While the term “guerilla gardening” isn’t widely known, anyone off the street can likely recognize the name Johnny Appleseed. And the legendary Appleseed? Arguably America’s first guerilla gardener.
Guerilla gardeners are environmental activists who take neglected urban spaces — literally — into their own hands. Plots of dirt such as those surrounding trees on a sidewalk or at a highway median are dug up, seeded, and watered so that beautiful (and carbon-consuming) trees, plants, and flowers emerge in what was formerly an eyesore of urban neglect. Today, there are guerilla gardening subcultures active in major metropolises throughout Europe, Asia, the Americas, and Australia.
Vanessa Harden, an artist and active participant in London’s guerilla gardening scene, currently has an exhibition on display until March 21 at Salon Contemporary. Titled The Subversive Gardener, the exhibit features gardening tools that masquerade as such day-to-day items as purses, briefcases, oxford shoes, and even cameras.
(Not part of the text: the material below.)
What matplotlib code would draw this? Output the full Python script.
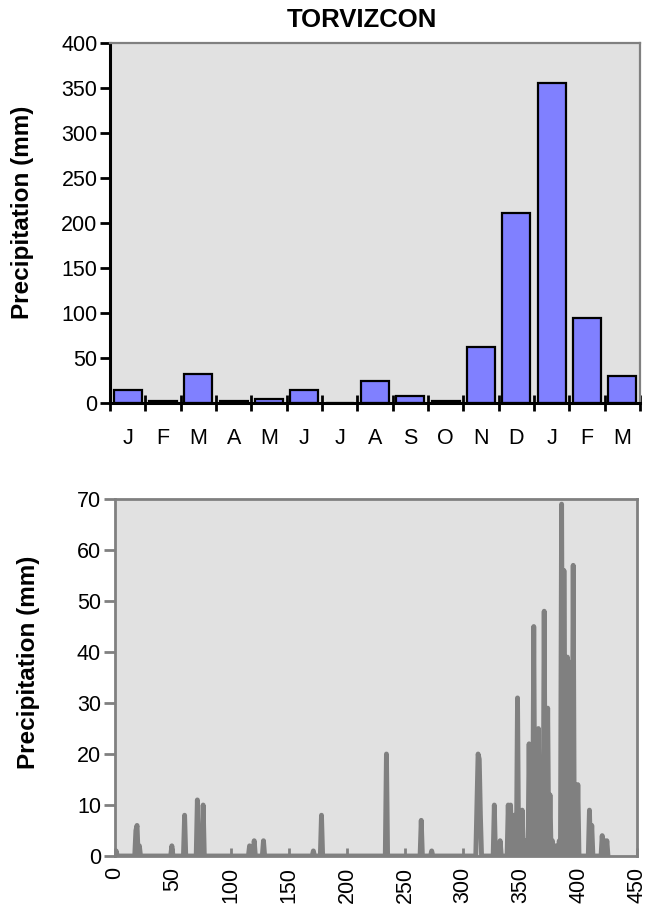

Inspired almost equally by spy gadgetry and biological systems such as seed dispersal, the items include the Mk II Agent Deployed Field Auger — a briefcase that conceals tools that can quickly drill holes in the ground — and the 2-round Tactical Gravity Planter — a purse that can hold two peat-potted plants on a built-in conveyor belt that easily drops them into their new homes.